The Fed Needs to Stop Feeding Inflation
- 1 day ago
- 3 min read

American families are already paying more for groceries, gas, housing, insurance, and everyday goods. The latest inflation report shows the problem is not over, and Washington should stop pretending cheaper money will solve a price problem caused by too much money.
Inflation Is Moving the Wrong Way Again
CNBC reported that overall inflation rose 0.6 percent in April and 3.8 percent over the last 12 months, the highest annual inflation reading since May 2023. Core prices, which strip out food and energy, rose 2.8 percent over the year.
Those numbers should end serious talk of near-term interest rate cuts. Inflation remains well above the Federal Reserve’s 2 percent target, and the trend is moving in the wrong direction.
CFE’s view is straightforward. Inflation is a monetary phenomenon. It happens when too many dollars chase too few goods and services. Energy shocks, tariffs, and war-related commodity pressure can raise specific prices, but the solution to persistent economy-wide inflation starts with tighter monetary policy.
The Fed Has Been Growing Money Too Fast
The Federal Reserve has allowed the money supply to grow faster than the economy can absorb. The M2 money supply grew from $20.8 trillion in June 2023 to $22.7 trillion in March 2026, an increase of 9.1 percent in fewer than three years.
That should concern every family trying to keep up with rising costs. More dollars in the economy do not create more affordable goods and services by themselves. When money growth outruns real economic capacity, the result is upward pressure on the general price level.
The Federal Reserve should stop treating rate cuts as the next obvious step. Lower rates would risk adding more fuel to an inflation problem that has not been solved.
Core Prices Show This Is Not Just Gasoline
The Iran War has pushed energy and commodity costs higher, and families feel that quickly at the pump and in utility bills. Tariffs are also raising costs by taxing imports, shielding domestic producers from competition, and making everyday goods more expensive.
Those are relative price problems. They explain why some goods and services become more
expensive than others.
They do not explain away the broader inflation problem. Core prices rose 2.8 percent over the last year even after removing food and energy. That shows inflation is not simply an energy story or a war story.
Washington has two jobs here. The Federal Reserve needs to tighten monetary policy, and elected officials need to stop making relative prices worse through tariffs and other policies that raise costs for consumers.
The Fed Should Put Rate Hikes Back on the Table
The Federal Reserve should stop cutting interest rates and make clear that rate hikes remain on the table if inflation continues to rise. Price stability requires discipline, not wishful thinking.

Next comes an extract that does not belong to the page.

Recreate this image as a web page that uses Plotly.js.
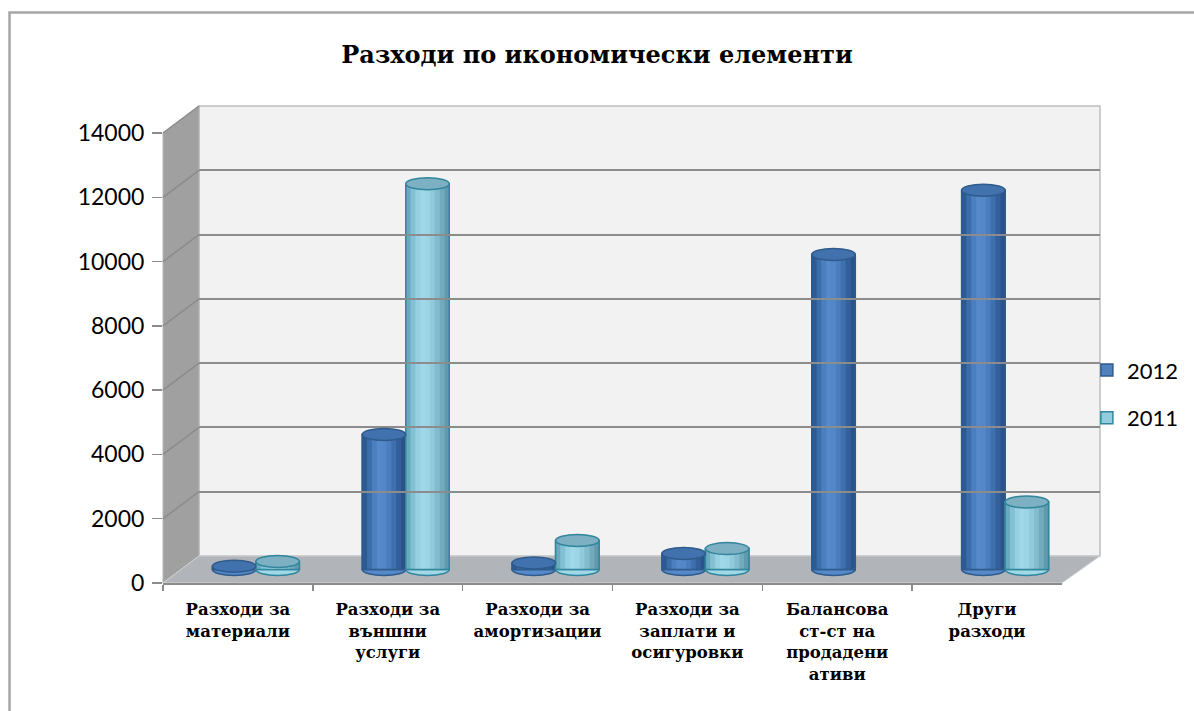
<!DOCTYPE html>
<html>
<head>
<meta charset="utf-8">
<script src="https://cdn.plot.ly/plotly-3.0.1.min.js"></script>
<style>html,body{margin:0;padding:0;background:#fff}#chart{width:1194px;height:711px}</style>
</head>
<body>
<div id="chart"></div>
<script>
// ---- data ----
const categories = ['Разходи за материали', 'Разходи за външни услуги', 'Разходи за амортизации',
  'Разходи за заплати и осигуровки', 'Балансова ст-ст на продадени ативи', 'Други разходи'];
const tickLabels = ['Разходи за<br>материали', 'Разходи за<br>външни<br>услуги', 'Разходи за<br>амортизации',
  'Разходи за<br>заплати и<br>осигуровки', 'Балансова<br>ст-ст на<br>продадени<br>ативи', 'Други<br>разходи'];
const values2012 = [100, 4200, 200, 500, 9800, 11800];
const values2011 = [250, 12000, 900, 650, null, 2100];
const seriesNames = ['2012', '2011'];
const yTicks = [0, 2000, 4000, 6000, 8000, 10000, 12000, 14000];
const yTickText = ['0', '2000', '4000', '6000', '8000', '10000', '12000', '14000'];

// ---- geometry (fractions of plot area) ----
const plotH = 477;
const front = {x: [0, 0.9594], y: [0, 0.9434]};
const back = {x: [0.0384, 1], y: [0.0566, 1]};
const yMax = 14000;
const unitsPerPx = yMax / ((front.y[1] - front.y[0]) * plotH);
const midShiftPx = 13.5;
// the middle (bar) plane: same scale, shifted half-way towards the back wall
const mid = {x: [0.0192, 0.9787], y: [0, 0.9717]};
const midMin = -midShiftPx * unitsPerPx;
const capHalf = 6 * unitsPerPx;

const barW = 0.29;
const styles = [
  {name: seriesNames[0], values: values2012, offset: -barW, base: '#4F81BD', line: '#2F5B8C', cap: '#4272AE',
   grad: ['#2C5A93', '#3B6DAA', '#4A80C0', '#5589CA', '#5387C7', '#4A7DBE', '#3E6FAE', '#335F9A', '#2A5489']},
  {name: seriesNames[1], values: values2011, offset: 0, base: '#93CDDD', line: '#31859C', cap: '#7DB0C2',
   grad: ['#6AA9BE', '#82C0D4', '#96D0E2', '#A0D8E8', '#9CD5E5', '#90CADB', '#82BCCE', '#73ABBE', '#6399AC']}
];

const traces = [];
const shapes = [];
styles.forEach((s, si) => {
  traces.push({type: 'bar', x: categories, y: s.values, name: s.name, legendgroup: s.name,
    offset: s.offset, width: barW, xaxis: 'x', yaxis: 'y',
    marker: {color: s.base, line: {color: s.line, width: 1.5}}, hoverinfo: 'x+y+name'});
  const n = s.grad.length;
  s.grad.forEach((c, k) => {
    traces.push({type: 'bar', x: categories, y: s.values, legendgroup: s.name, showlegend: false,
      offset: s.offset + barW * k / n, width: barW / n + 0.002, xaxis: 'x', yaxis: 'y',
      marker: {color: c, line: {width: 0}}, hoverinfo: 'skip'});
  });
  traces.push({type: 'bar', x: categories, y: s.values, legendgroup: s.name, showlegend: false,
    offset: s.offset, width: barW, xaxis: 'x', yaxis: 'y',
    marker: {color: 'rgba(0,0,0,0)', line: {color: s.line, width: 1.5}}, hoverinfo: 'skip'});
  // cylinder bottoms and caps
  s.values.forEach((v, i) => {
    if (v === null) return;
    const x0 = i + s.offset, x1 = i + s.offset + barW;
    shapes.push({type: 'circle', xref: 'x', yref: 'y', layer: 'below', x0: x0, x1: x1,
      y0: -capHalf, y1: capHalf, fillcolor: s.grad[3], line: {color: s.line, width: 1.5}});
    shapes.push({type: 'circle', xref: 'x', yref: 'y', layer: 'above', x0: x0, x1: x1,
      y0: v - capHalf, y1: v + capHalf, fillcolor: s.cap, line: {color: s.line, width: 1.5}});
  });
});
// helper traces so the back and front axes exist
traces.push({type: 'scatter', mode: 'lines', x: categories, y: categories.map(() => null),
  xaxis: 'x2', yaxis: 'y2', showlegend: false, hoverinfo: 'skip'});
traces.push({type: 'scatter', mode: 'lines', x: categories, y: categories.map(() => null),
  xaxis: 'x3', yaxis: 'y3', showlegend: false, hoverinfo: 'skip'});

const fy = v => v / yMax * (front.y[1] - front.y[0]);
const wallShapes = [
  // outer frame
  {type: 'rect', xref: 'paper', yref: 'paper', x0: -0.1638, x1: 1.3, y0: -0.5, y1: 1.196,
   line: {color: '#A6A6A6', width: 2.5}, fillcolor: 'rgba(0,0,0,0)', layer: 'below'},
  // back wall
  {type: 'rect', xref: 'paper', yref: 'paper', x0: back.x[0], x1: back.x[1], y0: back.y[0], y1: back.y[1],
   line: {color: '#BFBFBF', width: 1.5}, fillcolor: '#F2F2F2', layer: 'below'},
  // side wall
  {type: 'path', xref: 'paper', yref: 'paper', layer: 'below',
   path: `M 0 0 L ${back.x[0]} ${back.y[0]} L ${back.x[0]} ${back.y[1]} L 0 ${front.y[1]} Z`,
   fillcolor: '#A0A0A0', line: {color: '#B5B5B5', width: 1}},
  // floor
  {type: 'path', xref: 'paper', yref: 'paper', layer: 'below',
   path: `M 0 0 L ${front.x[1]} 0 L ${back.x[1]} ${back.y[0]} L ${back.x[0]} ${back.y[0]} Z`,
   fillcolor: '#B1B4B8', line: {color: '#D0D2D4', width: 1}}
];
yTicks.forEach(v => {
  if (v === 0) return;
  wallShapes.push({type: 'line', xref: 'paper', yref: 'paper', layer: 'below',
    x0: 0, y0: front.y[0] + fy(v), x1: back.x[0], y1: back.y[0] + fy(v),
    line: {color: '#8C8C8C', width: 1.5}});
});

const layout = {
  width: 1194, height: 711,
  margin: {l: 163, r: 94, t: 106, b: 128, autoexpand: false},
  paper_bgcolor: '#FFFFFF', plot_bgcolor: 'rgba(0,0,0,0)',
  barmode: 'overlay',
  title: {text: 'Разходи по икономически елементи', x: 0.5, xref: 'container', xanchor: 'center',
    y: 1 - 55 / 711, yref: 'container', yanchor: 'middle',
    font: {family: 'DejaVu Serif', size: 24, weight: 'bold', color: '#000'}},
  xaxis: {domain: mid.x, anchor: 'y', type: 'category', range: [-0.5, 5.5], visible: false, fixedrange: true},
  yaxis: {domain: mid.y, anchor: 'x', range: [midMin, yMax], visible: false, fixedrange: true},
  xaxis2: {domain: back.x, anchor: 'y2', type: 'category', range: [-0.5, 5.5], showgrid: false,
    showticklabels: false, ticks: '', showline: false, zeroline: false},
  yaxis2: {domain: back.y, anchor: 'x2', range: [0, yMax], tickvals: yTicks, showgrid: true,
    gridcolor: '#8C8C8C', gridwidth: 2, showticklabels: false, ticks: '', zeroline: false, showline: false},
  xaxis3: {domain: front.x, anchor: 'y3', type: 'category', range: [-0.5, 5.5],
    tickvals: categories, ticktext: tickLabels, tickson: 'boundaries', ticks: 'outside', ticklen: 6,
    tickcolor: '#8C8C8C', tickwidth: 1.5, showline: true, linecolor: '#8C8C8C', linewidth: 1.5,
    showgrid: false, zeroline: false, ticklabelstandoff: 11,
    tickfont: {family: 'DejaVu Serif', size: 16.5, weight: 'bold', color: '#000'}},
  yaxis3: {domain: front.y, anchor: 'x3', range: [0, yMax], tickvals: yTicks, ticktext: yTickText,
    ticks: 'outside', ticklen: 10, tickcolor: '#8C8C8C', tickwidth: 1.5, showgrid: false, zeroline: false,
    showline: false, ticklabelstandoff: 3, tickfont: {family: 'Lato, sans-serif', size: 23, color: '#000'}},
  legend: {x: 0.986, xanchor: 'left', y: 0.49, yanchor: 'top', traceorder: 'grouped', tracegroupgap: 16,
    font: {family: 'Lato, sans-serif', size: 22, color: '#000'}, bgcolor: 'rgba(0,0,0,0)', itemwidth: 30},
  shapes: wallShapes.concat(shapes),
  showlegend: true
};

Plotly.newPlot('chart', traces, layout, {displayModeBar: false, staticPlot: true});
</script>
</body>
</html>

The Fed should also resume aggressive balance sheet reduction. Its current balance sheet remains enormous, with the latest Federal Reserve release showing reserve bank credit of roughly $6.7 trillion and securities held outright above $6.4 trillion.
Shrinking the balance sheet was part of the early 2020s inflation fight. The Fed should return to that approach now. A larger balance sheet keeps too much liquidity in the system, and too much liquidity makes it harder to bring inflation down.
The point is not to punish growth. The point is to protect purchasing power. Families cannot plan, save, invest, or build when the dollar keeps losing value.
Stagflation Risk Is Real
The word “stagflation” should not be thrown around lightly, but the risk is now impossible to ignore. Inflation is rising again while tariffs, energy shocks, and global instability are putting pressure on growth.
That combination is dangerous. Monetary inflation erodes purchasing power. Tariffs raise consumer costs and business input prices. War-related energy pressure makes transportation, production, and household budgets more expensive.
America does not need a repeat of the policy mistakes that turn temporary pain into lasting damage. The Fed should focus on price stability, and Washington should remove policy barriers that make goods and services more expensive.
CFE Takeaway
Inflation is not beaten. Overall prices rose 3.8 percent over the last year, core prices remain elevated, and the M2 money supply has grown 9.1 percent in fewer than three years.
The Federal Reserve should stop cutting interest rates, put rate hikes back on the table, and resume aggressive balance sheet reduction. Congress and the administration should also stop making relative prices worse through tariffs and other cost-raising policies.
Families need a stronger dollar, lower costs, and a central bank willing to finish the inflation fight.